Maybe we should be grateful for such a clear example of how the temptation Jesus faced can present itself in our world. According to Matthew’s gospel, immediately after his baptism, Jesus fasted in the wilderness for 40 days. Remember, Jesus lived in a time and place of deep uncertainty and insecurity. Soon after this period of fasting, and after moving to Capernaum, maybe to find a safer place to live, Jesus learns that John the Baptist, his cousin and his ministry partner, had been arrested.

After 40 days of fasting, one imagines that Jesus was exhausted. At this moment when his defenses, one would think, were at their weakest, the gospel tells us that Jesus was approached by the devil—which we should read as a metaphor, as a concept deeper than literal fact—who offered bread, personal safety, and power. The things he had the least of, and the things that always, in seemingly all times and places are hoarded by a privileged minority.

In the story, Jesus refuses to take the bait, and points to his spiritual ancestors, who taught that our portion of bread, safety, and power, as we repeat every week in the Lord’s Prayer, is granted by God and God alone. When the moment of temptation came, his spiritual grounding, made strong over 40 days of contemplation, was stronger than either his rumbling stomach or his fear of the Rome-appointed temple leaders or centurions. His ability to withstand the temptation of personal gain is so powerful that we devote a month and a half of the church year to amplifying Jesus’ nonviolent response to the temptation of short cuts to safety and power.

 I’m guessing that none of us have faced down the devil like Jesus did, but I’ll bet that we’ve all been in the room. And we’ve all been the ones standing outside the room. We know the pull to that performative acceptance when someone holding power—be it physical power, or positional, or financial, or social—pulls us into an act of othering as happened in that locker room, that moment of weaponizing difference by subtly or obviously putting one trait above another. We’ve probably all, at times, taken the risk of stepping away from the herd and not laughing, not joining the group. And we’ve all felt the ick that collects on our souls when we play it safe and go along with the room.

We’ve also all witnessed to the false bargain that’s truly on offer in these situations. We act out of a want for safety, but what we receive by participating in the room is a mere moment’s reprieve, followed by the knowledge that at some point, the one who dehumanizes will want more from us. Our agency, collected in a bag, is the cost levied by the room. The men’s hockey team, for example, became human props illustrating that The Boys are behind the president’s agenda at the State of the Union address, whether they actually are or not.

Lent, beginning with this deep dive into Jesus’ temptation in the desert, calls us to honestly assess our present relationship to God and Jesus’ teachings in our lives. Over the next few weeks, we will look at the seemingly impossible things that Jesus asked people in his day to believe is God’s will.

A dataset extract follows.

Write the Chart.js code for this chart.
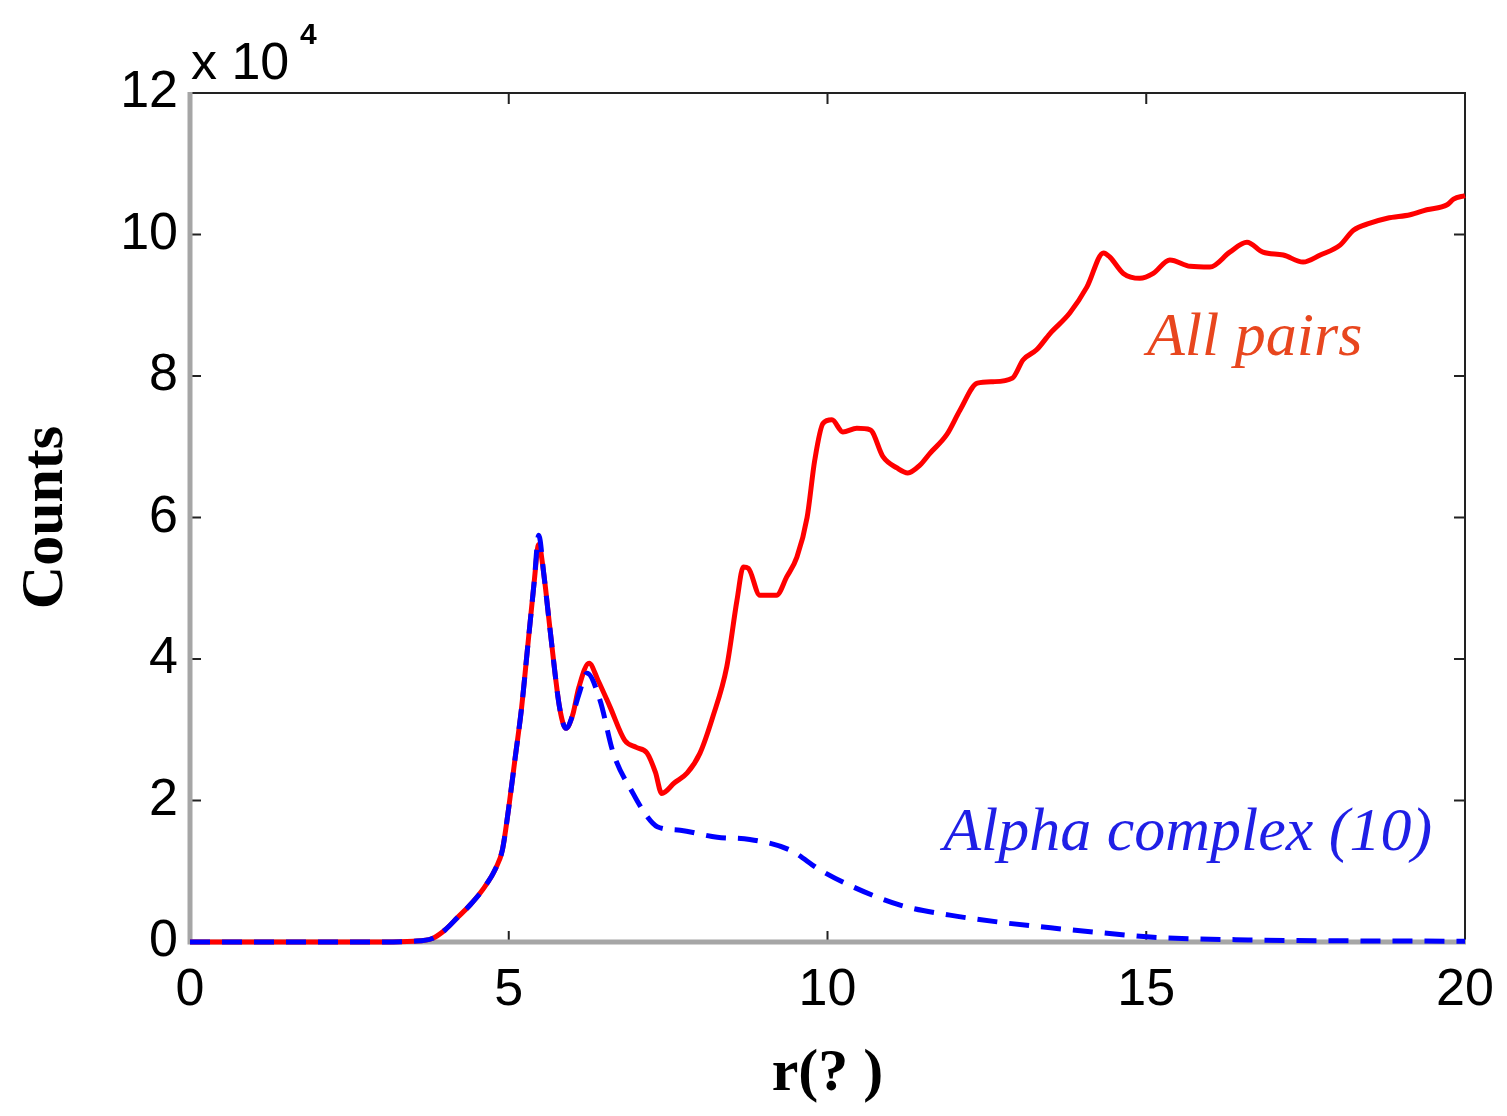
<!DOCTYPE html>
<html>
<head>
<meta charset="utf-8">
<script src="https://cdn.jsdelivr.net/npm/chart.js@4.4.0/dist/chart.umd.min.js"></script>
<style>
  html, body { margin: 0; padding: 0; background: #fff; }
  #wrap { width: 1507px; height: 1116px; }
</style>
</head>
<body>
<div id="wrap"><canvas id="rdf-chart" width="1507" height="1116"></canvas></div>
<script>
// r in angstrom, counts in units of 10^4
const rAll = [0, 1, 2, 3, 3.5, 3.8, 4.0, 4.2, 4.4, 4.6, 4.8, 4.9, 5.0, 5.1, 5.2, 5.3, 5.4, 5.47, 5.55, 5.65, 5.8, 5.9, 6.0, 6.1, 6.26,
  6.4, 6.59, 6.82, 7.0, 7.17, 7.3, 7.4, 7.6, 7.8, 8.0, 8.2, 8.42, 8.58, 8.68, 8.76, 8.94, 9.2, 9.36, 9.52, 9.68, 9.8, 9.93,
  10.07, 10.24, 10.46, 10.67, 10.87, 11.09, 11.26, 11.45, 11.61, 11.87, 12.08, 12.35, 12.6, 12.9, 13.07, 13.28, 13.49, 13.8,
  14.07, 14.33, 14.43, 14.64, 14.9, 15.11, 15.37, 15.69, 16.0, 16.31, 16.58, 16.83, 17.15, 17.46, 17.73, 18.04, 18.25, 18.51,
  18.78, 19.14, 19.4, 19.72, 19.82, 20];
const countsAll = [0, 0, 0, 0, 0.01, 0.05, 0.17, 0.35, 0.53, 0.75, 1.05, 1.3, 1.9, 2.6, 3.3, 4.2, 5.1, 5.62, 5.2, 4.4, 3.3, 3.02, 3.2, 3.6, 3.94,
  3.7, 3.32, 2.85, 2.75, 2.67, 2.4, 2.1, 2.25, 2.39, 2.67, 3.18, 3.89, 4.83, 5.3, 5.28, 4.9, 4.9, 5.16, 5.44, 6.0, 6.81, 7.33,
  7.38, 7.21, 7.26, 7.24, 6.86, 6.7, 6.63, 6.74, 6.91, 7.17, 7.52, 7.9, 7.92, 7.97, 8.23, 8.37, 8.6, 8.89,
  9.26, 9.74, 9.68, 9.45, 9.38, 9.45, 9.64, 9.55, 9.54, 9.75, 9.89, 9.75, 9.71, 9.61, 9.71, 9.85, 10.06, 10.16,
  10.23, 10.28, 10.35, 10.42, 10.5, 10.55];

const rAlpha = [0, 1, 2, 3, 3.5, 3.8, 4.0, 4.2, 4.4, 4.6, 4.8, 4.9, 5.0, 5.1, 5.2, 5.3, 5.4, 5.47, 5.55, 5.65, 5.8, 5.9, 6.0, 6.1, 6.23,
  6.43, 6.64, 6.95, 7.15, 7.33, 7.69, 8.27, 8.78, 9.41, 9.88, 10.35, 11.14, 11.92, 12.7, 13.5, 14.3, 15.06, 16.6, 20];
const countsAlpha = [0, 0, 0, 0, 0.01, 0.05, 0.17, 0.35, 0.53, 0.75, 1.05, 1.3, 1.9, 2.6, 3.3, 4.2, 5.1, 5.75, 5.2, 4.4, 3.3, 3.02, 3.2, 3.5, 3.8,
  3.42, 2.67, 2.1, 1.8, 1.63, 1.58, 1.48, 1.45, 1.3, 1.02, 0.8, 0.52, 0.38, 0.28, 0.2, 0.13, 0.07, 0.03, 0.01];

const xTicks = [0, 5, 10, 15, 20];
const yTicks = [0, 2, 4, 6, 8, 10, 12];

const seriesLabels = ["All pairs", "Alpha complex (10)"];
// where the in-plot labels sit, in data units (r, counts)
const labelAt = [[16.7, 8.3], [15.65, 1.3]];

const PLOT = { left: 190, right: 1465, top: 93, bottom: 942 };
const W = 1507, H = 1116;

function toPoints(xs, ys) {
  return xs.map((x, i) => ({ x, y: ys[i] }));
}

// frame: grey left/bottom, dark top/right, inward ticks on all four sides
const framePlugin = {
  id: "frame",
  beforeDatasetsDraw(chart) {
    const { ctx, chartArea: a, scales } = chart;
    ctx.save();
    ctx.lineCap = "butt";
    ctx.strokeStyle = "#222";
    ctx.lineWidth = 2;
    ctx.beginPath();
    ctx.moveTo(a.left, a.top); ctx.lineTo(a.right, a.top); ctx.lineTo(a.right, a.bottom);
    ctx.stroke();

    const tl = 11;
    ctx.beginPath();
    xTicks.forEach((v) => {
      const px = scales.x.getPixelForValue(v);
      ctx.moveTo(px, a.bottom); ctx.lineTo(px, a.bottom - tl);
      ctx.moveTo(px, a.top); ctx.lineTo(px, a.top + tl);
    });
    yTicks.forEach((v) => {
      const py = scales.y.getPixelForValue(v);
      ctx.moveTo(a.left, py); ctx.lineTo(a.left + tl, py);
      ctx.moveTo(a.right, py); ctx.lineTo(a.right - tl, py);
    });
    ctx.stroke();

    ctx.strokeStyle = "#a6a6a6";
    ctx.lineWidth = 5;
    ctx.beginPath();
    ctx.moveTo(a.left, a.top - 1); ctx.lineTo(a.left, a.bottom); ctx.lineTo(a.right + 1, a.bottom);
    ctx.stroke();
    ctx.restore();
  },
  afterDraw(chart) {
    const { ctx, chartArea: a, scales } = chart;
    ctx.save();
    ctx.fillStyle = "#000";
    ctx.textBaseline = "alphabetic";
    ctx.textAlign = "left";
    ctx.font = "52px 'Liberation Sans', sans-serif";
    ctx.fillText("x 10", a.left + 1, 79);
    ctx.font = "bold 30px 'Liberation Sans', sans-serif";
    ctx.fillText("4", a.left + 110, 44);

    const colors = ["#e8461e", "#1f1fe6"];
    ctx.font = "italic 62px 'Liberation Serif', serif";
    ctx.textAlign = "center";
    seriesLabels.forEach((txt, i) => {
      ctx.fillStyle = colors[i];
      ctx.fillText(txt, scales.x.getPixelForValue(labelAt[i][0]), scales.y.getPixelForValue(labelAt[i][1]));
    });
    ctx.restore();
  },
};

new Chart(document.getElementById("rdf-chart"), {
  type: "line",
  data: {
    datasets: [
      {
        label: seriesLabels[1],
        data: toPoints(rAlpha, countsAlpha),
        borderColor: "#0000ff",
        borderWidth: 5,
        borderDash: [20, 12],
        pointRadius: 0,
        cubicInterpolationMode: "monotone",
        clip: 8,
        order: 0,
      },
      {
        label: seriesLabels[0],
        data: toPoints(rAll, countsAll),
        borderColor: "#ff0000",
        borderWidth: 5,
        pointRadius: 0,
        cubicInterpolationMode: "monotone",
        clip: 8,
        order: 1,
      },
    ],
  },
  options: {
    responsive: false,
    animation: false,
    devicePixelRatio: 1,
    layout: { padding: { left: 0, top: PLOT.top, right: W - PLOT.right, bottom: 0 } },
    plugins: { legend: { display: false }, tooltip: { enabled: false } },
    scales: {
      x: {
        type: "linear",
        min: 0,
        max: 20,
        afterBuildTicks(scale) { scale.ticks = xTicks.map((value) => ({ value })); },
        afterFit(scale) {
          scale.height = H - PLOT.bottom;
          scale.paddingLeft = 0;
          scale.paddingRight = 0;
        },
        grid: { display: false, drawTicks: false },
        border: { display: false },
        ticks: { color: "#000", padding: 17, font: { family: "'Liberation Sans', sans-serif", size: 52 } },
        title: {
          display: true,
          text: "r(? )",
          color: "#000",
          padding: { bottom: 6 },
          font: { family: "'Liberation Serif', serif", size: 60, weight: "bold" },
        },
      },
      y: {
        type: "linear",
        min: 0,
        max: 12,
        afterBuildTicks(scale) { scale.ticks = yTicks.map((value) => ({ value })); },
        afterFit(scale) {
          scale.width = PLOT.left;
          scale.paddingTop = 0;
          scale.paddingBottom = 0;
        },
        grid: { display: false, drawTicks: false },
        border: { display: false },
        ticks: { color: "#000", padding: 12, font: { family: "'Liberation Sans', sans-serif", size: 52 } },
        title: {
          display: true,
          text: "Counts",
          color: "#000",
          padding: { top: 10 },
          font: { family: "'Liberation Serif', serif", size: 60, weight: "bold" },
        },
      },
    },
  },
  plugins: [framePlugin],
});
</script>
</body>
</html>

But it begins and ends with stories of Jesus modeling how to face temptation. Over and over, when groups tried to stop him from healing the afflicted or feed the hungry, Jesus refused the temptation to preserve his own personal safety and power by forsaking the marginalized. Through his actions and words, he taught us how paltry the reward of giving into temptation is compared to Gods infinite economy of grace.

This Lenten season, may we examine our lives honestly, and may we prepare ourselves for temptation. May we root ourselves where the prophets tell us God offers living water: in loving acts to our neighbors and in faith that death does not have the last word. Amen.